WOODS J: This is an appeal from a decision of the local court at Tapini given on 17 May 1984 whereby both appellants were convicted of damaging property and being unlawfully on premises and both were sentenced to six months imprisonment for damaging property and twelve months imprisonment for being unlawfully on premises.

The first ground of appeal is that the court had no jurisdiction to impose a term of imprisonment longer than six months. In this case the local court has purported to exercise jurisdiction in relation to an offence under s 20 of the Summary Offences Act 1977. This section carries a minimum penalty of twelve months imprisonment. This being higher than the limitation of the jurisdiction of the local court as set down in s 19 of the Local Courts Act the local court clearly had no jurisdiction.

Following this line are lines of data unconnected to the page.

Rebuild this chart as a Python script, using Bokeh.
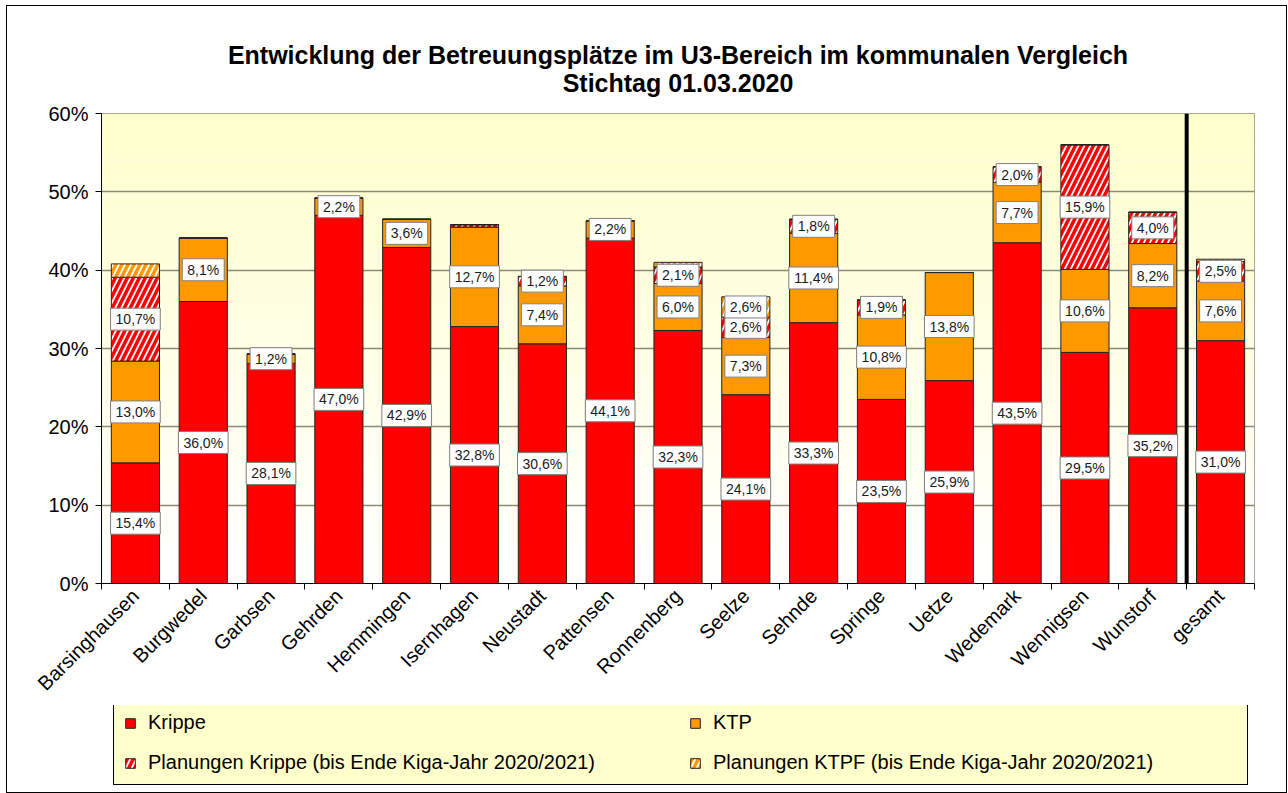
import numpy as np
from bokeh.plotting import figure
from bokeh.layouts import column
from bokeh.models import (ColumnDataSource, Legend, LegendItem, FixedTicker,
                          PrintfTickFormatter, Span, Title, Range1d)
from bokeh.core.properties import value
from bokeh.embed import file_html
from bokeh.resources import INLINE

# ---------------- data ----------------
kommunen = ["Barsinghausen", "Burgwedel", "Garbsen", "Gehrden", "Hemmingen", "Isernhagen",
            "Neustadt", "Pattensen", "Ronnenberg", "Seelze", "Sehnde", "Springe", "Uetze",
            "Wedemark", "Wennigsen", "Wunstorf", "gesamt"]
krippe = [15.4, 36.0, 28.1, 47.0, 42.9, 32.8, 30.6, 44.1, 32.3, 24.1, 33.3, 23.5, 25.9, 43.5, 29.5, 35.2, 31.0]
ktp = [13.0, 8.1, 1.2, 2.2, 3.6, 12.7, 7.4, 2.2, 6.0, 7.3, 11.4, 10.8, 13.8, 7.7, 10.6, 8.2, 7.6]
plan_krippe = [10.7, 0, 0, 0, 0, 0.3, 1.2, 0, 2.1, 2.6, 1.8, 1.9, 0, 2.0, 15.9, 4.0, 2.5]
plan_ktpf = [1.7, 0, 0, 0, 0, 0, 0, 0, 0.6, 2.6, 0, 0, 0, 0, 0, 0, 0.3]
# which planning segments carry a data label in the original
show_plan_krippe = [True, False, False, False, False, False, True, False, True, True, True, True, False, True, True, True, True]
show_plan_ktpf = [False, False, False, False, False, False, False, False, False, True, False, False, False, False, False, False, False]
y_ticks = [0, 10, 20, 30, 40, 50, 60]

title_line1 = "Entwicklung der Betreuungsplätze im U3-Bereich im kommunalen Vergleich"
title_line2 = "Stichtag 01.03.2020"
series_names = ["Krippe", "KTP", "Planungen Krippe (bis Ende Kiga-Jahr 2020/2021)",
                "Planungen KTPF (bis Ende Kiga-Jahr 2020/2021)"]

FONT = "Liberation Sans"
RED = "#FF0000"
ORANGE = "#FF9900"
GRID = "#8a8a78"

n = len(kommunen)
xc = np.arange(n) + 0.5
k = np.array(krippe, dtype=float)
t = np.array(ktp, dtype=float)
pk = np.array(plan_krippe, dtype=float)
pf = np.array(plan_ktpf, dtype=float)
b0 = np.zeros(n)
b1 = b0 + k
b2 = b1 + t
b3 = b2 + pk
b4 = b3 + pf

W = 1279
H1 = 699
H2 = 87

p = figure(width=W, height=H1, output_backend="svg", toolbar_location=None,
           x_range=Range1d(0, n), y_range=Range1d(0, 60),
           min_border_left=94, min_border_right=32, min_border_top=107, min_border_bottom=121,
           background_fill_color="#FFFFFF", border_fill_color="#FFFFFF")
p.title = None
p.outline_line_color = GRID
p.outline_line_width = 1

# background gradient (white at the bottom to pale yellow at the top)
nb = 60
edges = np.linspace(0, 60, nb + 1)
cols = []
for i in range(nb):
    f = (i + 0.5) / nb
    bch = int(round(255 - f * (255 - 204)))
    cols.append("#FFFF%02X" % bch)
bg = p.quad(left=0, right=n, bottom=edges[:-1], top=edges[1:], fill_color=cols, line_color=None)
bg.level = "image"

# bars
bw = 0.71
STY = [dict(fill_color=RED),
       dict(fill_color=ORANGE),
       dict(fill_color="#FFFFFF", hatch_pattern="/", hatch_color=RED, hatch_weight=3.5, hatch_scale=12),
       dict(fill_color="#FFFFFF", hatch_pattern="/", hatch_color=ORANGE, hatch_weight=3.5, hatch_scale=12)]
src = ColumnDataSource(dict(x=xc, b0=b0, b1=b1, b2=b2, b3=b3, b4=b4))
bounds = [("b0", "b1"), ("b1", "b2"), ("b2", "b3"), ("b3", "b4")]
for (lo, hi), st in zip(bounds, STY):
    p.vbar(x="x", width=bw, bottom=lo, top=hi, source=src, line_color="#222222", line_width=1, **st)

# data labels (white boxes with grey border)
def fmt(v):
    return ("%.1f" % v).replace(".", ",") + "%"

CW = {",": 0.278, "%": 0.889}
LFS = 14

def box_w(s):
    return sum(CW.get(c, 0.556) for c in s) * LFS + 10

lx, ly, lt = [], [], []
for i in range(n):
    lx.append(xc[i]); ly.append((b0[i] + b1[i]) / 2); lt.append(fmt(k[i]))
    lx.append(xc[i]); ly.append((b1[i] + b2[i]) / 2); lt.append(fmt(t[i]))
    if show_plan_krippe[i]:
        lx.append(xc[i]); ly.append((b2[i] + b3[i]) / 2); lt.append(fmt(pk[i]))
    if show_plan_ktpf[i]:
        lx.append(xc[i]); ly.append((b3[i] + b4[i]) / 2); lt.append(fmt(pf[i]))
lsrc = ColumnDataSource(dict(x=lx, y=ly, text=lt, w=[box_w(s) for s in lt]))
p.rect(x="x", y="y", width="w", height=22, width_units="screen", height_units="screen",
       source=lsrc, fill_color="#FFFFFF", line_color="#7f7f7f", line_width=1)
p.text(x="x", y="y", text="text", source=lsrc, text_align="center", text_baseline="middle",
       text_font=value(FONT), text_font_size=value("%dpx" % LFS), text_color="#1a1a1a")

# separator before "gesamt"
p.add_layout(Span(location=n - 1, dimension="height", line_color="#000000", line_width=4))

# axes
p.xgrid.grid_line_color = None
p.ygrid.grid_line_color = GRID
p.ygrid.grid_line_width = 1.5
p.ygrid.ticker = FixedTicker(ticks=y_ticks)

ya = p.yaxis[0]
ya.ticker = FixedTicker(ticks=y_ticks)
ya.formatter = PrintfTickFormatter(format="%d%%")
ya.major_label_text_font = FONT
ya.major_label_text_font_size = "20px"
ya.major_label_text_color = "#000000"
ya.axis_line_color = "#000000"
ya.major_tick_line_color = "#000000"
ya.major_tick_out = 6
ya.major_tick_in = 0
ya.minor_tick_line_color = None
ya.major_label_standoff = 7

xa = p.xaxis[0]
xa.ticker = FixedTicker(ticks=list(xc), minor_ticks=list(range(n + 1)))
xa.major_label_overrides = {float(xc[i]): kommunen[i] for i in range(n)}
xa.major_label_orientation = np.pi / 4
xa.major_label_text_font = FONT
xa.major_label_text_font_size = "20px"
xa.major_label_text_color = "#000000"
xa.axis_line_color = "#000000"
xa.major_tick_line_color = None
xa.major_tick_out = 6
xa.major_tick_in = 0
xa.minor_tick_line_color = "#000000"
xa.minor_tick_out = 6
xa.minor_tick_in = 0
xa.major_label_standoff = 3

# title (two centred lines)
tkw = dict(align="center", text_font=FONT, text_font_size="25px", text_font_style="bold",
           text_color="#000000", text_line_height=1.0, standoff=34)
try:
    ttl = Title(text=title_line1 + "\n" + title_line2, text_align="center", **tkw)
    p.add_layout(ttl, "above")
except Exception:
    tkw["standoff"] = 26
    p.add_layout(Title(text=title_line2, **tkw), "above")
    tkw["standoff"] = 0
    p.add_layout(Title(text=title_line1, **tkw), "above")

# legend in its own strip below the chart (frame aligned with the chart frame)
q = figure(width=W, height=H2, output_backend="svg", toolbar_location=None,
           x_range=Range1d(1000, 1001), y_range=Range1d(1000, 1001),
           min_border_left=94, min_border_right=32, min_border_top=0, min_border_bottom=0,
           background_fill_color="#FFFFFF", border_fill_color="#FFFFFF")
q.axis.visible = False
q.grid.visible = False
q.outline_line_color = None
lrs = [q.vbar(x="x", width=bw, bottom=lo, top=hi, source=src, line_color="#222222", line_width=1, **st)
       for (lo, hi), st in zip(bounds, STY)]
legend = Legend(items=[LegendItem(label=nm, renderers=[r]) for nm, r in zip(series_names, lrs)],
                orientation="horizontal", ncols=2, location=(12, 7), margin=0,
                label_text_font=FONT, label_text_font_size="20px", label_text_color="#000000",
                glyph_width=12, glyph_height=12, label_standoff=12, label_width=524,
                label_height=22, spacing=17, padding=10,
                background_fill_color="#FFFFCC", background_fill_alpha=1,
                border_line_color="#000000", border_line_width=1, border_line_alpha=1)
q.add_layout(legend)

layout = column(p, q, spacing=0)
layout.styles = {"border": "1px solid #000000", "margin-left": "6px", "margin-top": "5px"}

open("out.html", "w").write(file_html(layout, INLINE))
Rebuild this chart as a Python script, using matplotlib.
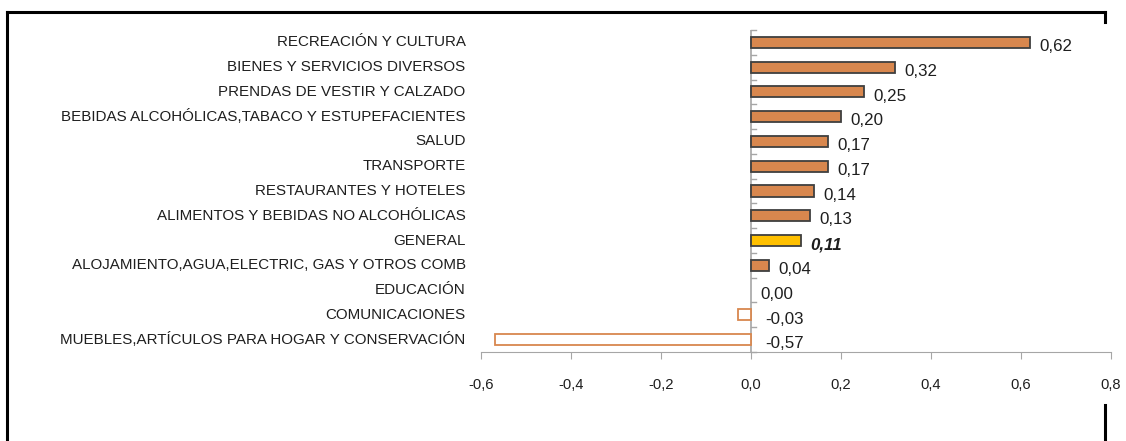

The local court is a creature of statute and the limitation of the jurisdiction of the local court is as laid down in the Act. It has not been increased beyond the limitation expressed clearly in s 19. Section 19 clearly limits the power of the local court to order the imposition of a fine not exceeding K100 or order a term of imprisonment not exceeding six months. The respondent submitted before me that in s 1 of the Summary Offences Act the definition of court clearly gave jurisdiction to the local court over any matters in the Summary Offences Act. This is clearly erroneous as s 1 of the Summary Offences Act is merely a definition section and not a jurisdiction section.

Therefore on the offence of being unlawfully on premises I find that the local court had no jurisdiction.

In relation to the offence of damaging property the penalty given by the local court of six months imprisonment was quite within power. However, in this regard there is a further ground of appeal that the appellants were given no power of election to elect to have the matter dealt with by the District Court as against being dealt with by the local court. The notation in the depositions suggests that the matters prescribed by s 38(C) were followed so I therefore dismiss this ground of appeal.

There is a further ground of appeal that this sentence imposed was manifestly excessive and at this stage this would refer to the sentence of six months imprisonment for damaging property. On the facts of the case I find that the incident concerned was a very serious incident involving, as it did, damage to a schoolroom and I have no hesitation in agreeing that the penalty of six months imposed by the magistrate was within power and in the circumstances would have been an appropriate penalty.

The result is that I have upheld the appeal on jurisdiction in relation to the imprisonment of twelve months. However, I have dismissed the appeal in respect of the matters of election and of the sentence of six months for damaging property.

I confirm the convictions and sentences for the offence of damaging property. However, I quash the conviction and sentences for the offence of being unlawfully on premises.

Orders accordingly

Lawyer for appellant: The Public Solicitor.

Lawyer for respondent: The Public Prosecutor.